Influence from high and low pressure systems from Australia to New Zealand have a huge impact here as does the area just south of the equator and to our north. Let’s not forget the influence from the Solomon Sea, the Torres Strait, Azure Sea, Tasman Sea, the Indian Ocean, La Ninā and El Ninō. They all have their hand in the birth of cyclones during the season. Suffice it to say we’d rather not be here for that stork delivery.
For most of the day we have had 8-10 knots of wind 20° off the port bow. The sea state remained very calm despite any influence from the wind. At about 1330 hours the winds started to clock to the south from 220°T. With a few calculations and slight change to our waypoint. We were able to stop our faithful engine and switch to sails. We were back sailing and listening to life pass by at 5.5-6 knots. There really isn’t anything quite like the sound of the wind moving over the sails, rigging, lines and other equipment. A virtual symphony of sounds from the different pieces of boat equipment. A stark contrast to having to talk over and listen to our wonderful Yanmar while underway.
Time For A Change
Today we set our chronographs to +10 GMT to align our current time with our destination on the east coast of Australia. This means that the sun goes down an hour earlier now. Currently our night sky is void of any light from the moon as it is 0.0% waxing. I didn’t even know that the moon had hair that needed waxing. Why didn’t Neal Armstrong provide us with information of the hairy forest on the moon? Is it a conspiracy? What is hiding in it? Does the moon have fleas? Inquiring minds want to know. “Don’t worry Grape Ape. I’m sure that the moon fleas are not interested in you.” The stars however are so vivid and clear tonight. There are not too many clouds and the vista from horizon to horizon is incredible.
We’ve sailed all afternoon clicking off nautical miles and getting just a bit closer to our destination. We are now about sixty miles from our waypoint and our next turn. We will be turning a bit more southerly starting our descent in latitudes toward Australia. Tonight brings us continued 8-10 knots of wind on our port beam. Who doesn’t like calm seas and steady ocean breezes on the beam?
Get your mind out of the gutter. We’re talking seabirds here. At dusk we manned our stations on deck to fend off the unwanted nighttime visitors. Apparently Boobies (a type of sea bird) like to attempt landing on boats for the night. Ordinarily I like the natural wildlife. However, once they land on solar panels, mastheads or other rails they are there for the night and tomorrow the only thing left will be all the poop they shat out from all the fish they ate the day before. “Hey guys! You got it from the ocean and you need to give it back where you got it.
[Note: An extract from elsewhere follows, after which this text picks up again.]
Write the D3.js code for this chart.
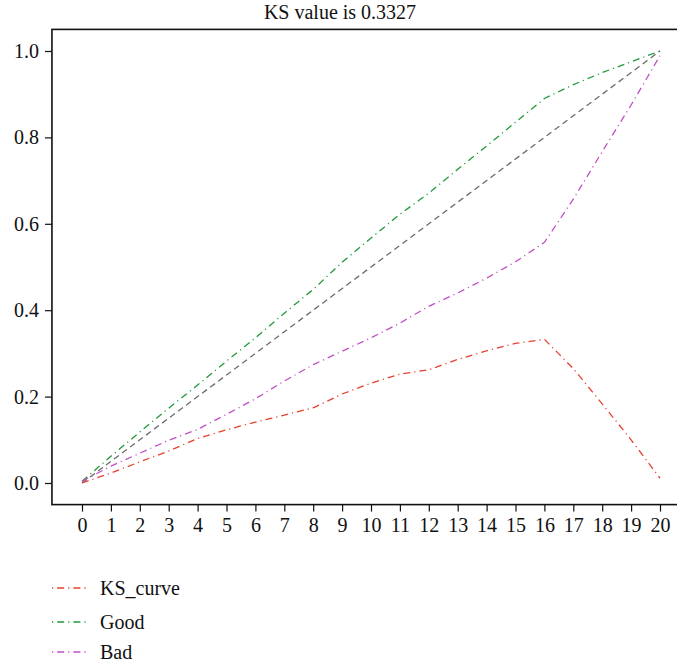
<!DOCTYPE html>
<html>
<head>
<meta charset="utf-8">
<script src="https://cdn.jsdelivr.net/npm/d3@7/dist/d3.min.js"></script>
<style>
  html, body { margin: 0; padding: 0; background: #fff; }
  svg { display: block; }
  text { font-family: "Liberation Serif", "DejaVu Serif", serif; fill: #111; }
</style>
</head>
<body>
<svg id="chart" width="677" height="663"></svg>
<script>
// ---- data ----
const steps = [0,1,2,3,4,5,6,7,8,9,10,11,12,13,14,15,16,17,18,19,20];
const ksCurve = [0.0, 0.023, 0.049, 0.074, 0.103, 0.123, 0.141, 0.157, 0.174, 0.206, 0.231,
                 0.252, 0.262, 0.286, 0.306, 0.323, 0.3327, 0.265, 0.183, 0.100, 0.011];
const good = [0.004, 0.062, 0.118, 0.173, 0.227, 0.282, 0.336, 0.393, 0.448, 0.511, 0.567,
              0.622, 0.671, 0.726, 0.780, 0.835, 0.890, 0.922, 0.950, 0.975, 1.0];
const bad = [0.004, 0.039, 0.069, 0.099, 0.124, 0.159, 0.195, 0.236, 0.274, 0.305, 0.336,
             0.370, 0.409, 0.440, 0.474, 0.512, 0.557, 0.657, 0.767, 0.875, 0.989];
const diagonal = [[0, 0], [20, 1]];
const yTicks = [0, 0.2, 0.4, 0.6, 0.8, 1.0];
const titleText = "KS value is 0.3327";
const seriesNames = ["KS_curve", "Good", "Bad"];

// ---- layout ----
const FONT = '"Liberation Serif", "DejaVu Serif", serif';
const svg = d3.select("#chart");
const x = d3.scaleLinear().domain([0, 20]).range([82, 660]);
const y = d3.scaleLinear().domain([0, 1]).range([483, 51]);
const x0 = x(-1.04), x1 = x(21.04), yTop = y(1.05), yBot = y(-0.05);

const colors = { KS_curve: "#e8402e", Good: "#22993a", Bad: "#c04fc6", diag: "#6b6b6b" };
const dashDot = "7,4,1.2,4";

// title
svg.append("text").attr("x", 340).attr("y", 19).attr("text-anchor", "middle")
  .style("font-family", FONT).style("font-size", "20px").text(titleText);

// axes
const yAxis = d3.axisLeft(y).tickValues(yTicks).tickFormat(d3.format(".1f")).tickSize(7).tickPadding(6);
const gy = svg.append("g").attr("transform", `translate(${x0},0)`).call(yAxis);
gy.select(".domain").remove();
gy.selectAll("line").attr("stroke", "#111").attr("stroke-width", 1.2);
gy.selectAll("text").style("font-size", "20px").style("font-family", FONT).style("fill", "#111");

const xAxis = d3.axisBottom(x).tickValues(steps).tickFormat(d3.format("d")).tickSize(7).tickPadding(6);
const gx = svg.append("g").attr("transform", `translate(0,${yBot})`).call(xAxis);
gx.select(".domain").remove();
gx.selectAll("line").attr("stroke", "#111").attr("stroke-width", 1.2);
gx.selectAll("text").style("font-size", "20px").style("font-family", FONT).style("fill", "#111");

// frame
svg.append("rect").attr("x", x0).attr("y", yTop).attr("width", x1 - x0).attr("height", yBot - yTop)
  .attr("fill", "none").attr("stroke", "#111").attr("stroke-width", 1.6);

// lines
const line = d3.line().x((d, i) => x(steps[i])).y(d => y(d));
svg.append("path").datum(diagonal)
  .attr("d", d3.line().x(d => x(d[0])).y(d => y(d[1])))
  .attr("fill", "none").attr("stroke", colors.diag).attr("stroke-width", 1.3).attr("stroke-dasharray", "6,4");

const seriesData = { KS_curve: ksCurve, Good: good, Bad: bad };
seriesNames.forEach(name => {
  svg.append("path").datum(seriesData[name]).attr("d", line)
    .attr("fill", "none").attr("stroke", colors[name]).attr("stroke-width", 1.3)
    .attr("stroke-dasharray", dashDot);
});

// legend
const legendY = [588, 622, 652];
seriesNames.forEach((name, i) => {
  const g = svg.append("g").attr("transform", `translate(0,${legendY[i]})`);
  g.append("line").attr("x1", 52).attr("x2", 87).attr("y1", 0).attr("y2", 0)
    .attr("stroke", colors[name]).attr("stroke-width", 1.3).attr("stroke-dasharray", "1.2,4,7,4");
  g.append("text").attr("x", 100).attr("y", 0).attr("dy", "0.35em")
    .style("font-family", FONT).style("font-size", "20px").style("fill", "#111").text(name);
});
</script>
</body>
</html>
Not on my boat or on my watch this evening!”
Tomorrow is predicted to be a light wind on the nose day. Not quite sure what will actually happen. With an open mind and stingy attitude for managing our fuel reserves we will hope for the best. I’d like us to get at least 24 more hours of sailing in order to know we can make it if we had to switch on our auxiliary engine for the rest of the trip.
The weather gods have suddenly been favorable for our passage. After almost 48 hours of listening to the diesel Yanmar churn under our feet the winds returned. This time from the west northwest. The seas however are rolling from the west southwest combined with a nice little .5-1.2 knot current on the nose. Slowing us down just a bit. Jilly shut down our engine about 0300 hours this morning and we’ve been sailing nicely in lumpy seas abated by a little nose current.
Getting Closer To Oz
We are now about 235 NM from or destination. Some open sea and at least one large storm cell to traverse through. It looks like we should arrive early Monday morning local time. That should make all the government officials happy that our arrival is during regular business hours.
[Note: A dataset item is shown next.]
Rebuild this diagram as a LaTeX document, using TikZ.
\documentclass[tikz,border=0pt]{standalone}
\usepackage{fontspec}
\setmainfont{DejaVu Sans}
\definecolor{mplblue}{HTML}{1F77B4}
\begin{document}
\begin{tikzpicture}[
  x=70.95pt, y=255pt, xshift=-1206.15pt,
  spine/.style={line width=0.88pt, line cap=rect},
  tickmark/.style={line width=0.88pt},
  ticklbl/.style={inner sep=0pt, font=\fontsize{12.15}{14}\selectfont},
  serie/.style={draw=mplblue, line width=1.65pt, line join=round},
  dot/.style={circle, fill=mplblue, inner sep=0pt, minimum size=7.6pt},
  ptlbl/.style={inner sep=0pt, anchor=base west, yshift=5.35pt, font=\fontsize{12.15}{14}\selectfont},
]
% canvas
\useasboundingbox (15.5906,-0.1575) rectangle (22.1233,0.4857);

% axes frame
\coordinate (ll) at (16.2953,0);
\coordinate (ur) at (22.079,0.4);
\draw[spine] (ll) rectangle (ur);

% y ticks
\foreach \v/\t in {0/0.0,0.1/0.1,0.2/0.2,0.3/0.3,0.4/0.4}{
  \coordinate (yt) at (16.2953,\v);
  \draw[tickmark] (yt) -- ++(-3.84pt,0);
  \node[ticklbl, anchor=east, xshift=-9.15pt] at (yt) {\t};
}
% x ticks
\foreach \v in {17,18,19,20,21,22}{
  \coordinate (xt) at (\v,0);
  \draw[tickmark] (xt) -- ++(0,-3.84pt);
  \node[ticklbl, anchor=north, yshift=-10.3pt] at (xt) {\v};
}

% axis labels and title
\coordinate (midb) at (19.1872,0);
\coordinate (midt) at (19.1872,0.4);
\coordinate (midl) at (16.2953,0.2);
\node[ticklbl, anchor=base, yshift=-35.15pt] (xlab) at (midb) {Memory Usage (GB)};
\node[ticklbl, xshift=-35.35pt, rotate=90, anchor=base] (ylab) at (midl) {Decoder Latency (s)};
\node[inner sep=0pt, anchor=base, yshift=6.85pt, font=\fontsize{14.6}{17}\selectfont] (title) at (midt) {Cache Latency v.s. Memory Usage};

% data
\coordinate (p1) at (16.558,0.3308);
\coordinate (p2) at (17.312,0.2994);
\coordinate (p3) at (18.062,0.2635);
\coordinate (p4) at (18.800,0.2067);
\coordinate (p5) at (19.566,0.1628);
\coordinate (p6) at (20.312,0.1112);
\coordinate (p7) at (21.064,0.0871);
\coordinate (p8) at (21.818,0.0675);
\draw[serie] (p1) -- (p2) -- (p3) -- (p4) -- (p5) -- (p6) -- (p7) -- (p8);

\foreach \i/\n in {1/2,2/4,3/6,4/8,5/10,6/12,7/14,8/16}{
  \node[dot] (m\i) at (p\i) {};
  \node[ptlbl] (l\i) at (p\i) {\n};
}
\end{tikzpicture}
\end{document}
Regarding our fuel situation, we had enough onboard to have motored the rest of our passage. But, with the winds so favorable, why? The comfort level of our trip has taken a down turn with the lumpy seas and sleeping is difficult to do when you are trying to be a magician and levitate yourself off the bunk while trying to sleep.
Grape Ape and I have gotten it down really well by putting a couple extra dive weights in our pockets. It keeps us more stable and allows us more head contact with the pillow. Unfortunately Jilly is still struggling with finding a way to get comfortable which tends to make her a little less than pleasant. Apparently a lack of sleep is something that gets the nag cycle fired up.
The winds are beginning to change yet again as we approach the storm cell. They are clocking around to our nose. I wouldn’t be surprised if we don’t get some squall type downdraft from the cell. “Grape Ape! We are not going to fly a kite like Benjamin Franklin to charge our batteries. Dude! Go count the popcorn kernels again.”
Now south of the storm cell by a few miles we are back to scattered clouds and large patches of blue sky. The wind has been about 7 knots on the nose for a few hours now. But, as predicted it is starting to clock to our port side. We wait for it to clock a bit more to the northeast so we can switch back to sailing without motor assistance. Patience is a virtue they say. Who are these they people anyway? And why are we always listening to them?
The weather for the remainder of our passage looks to be uneventful. So, I will leave you with this thought. If your imaginary Purple Ape has to take off his shoes to count popcorn kernels, is that okay or do you teach him to use a calculator?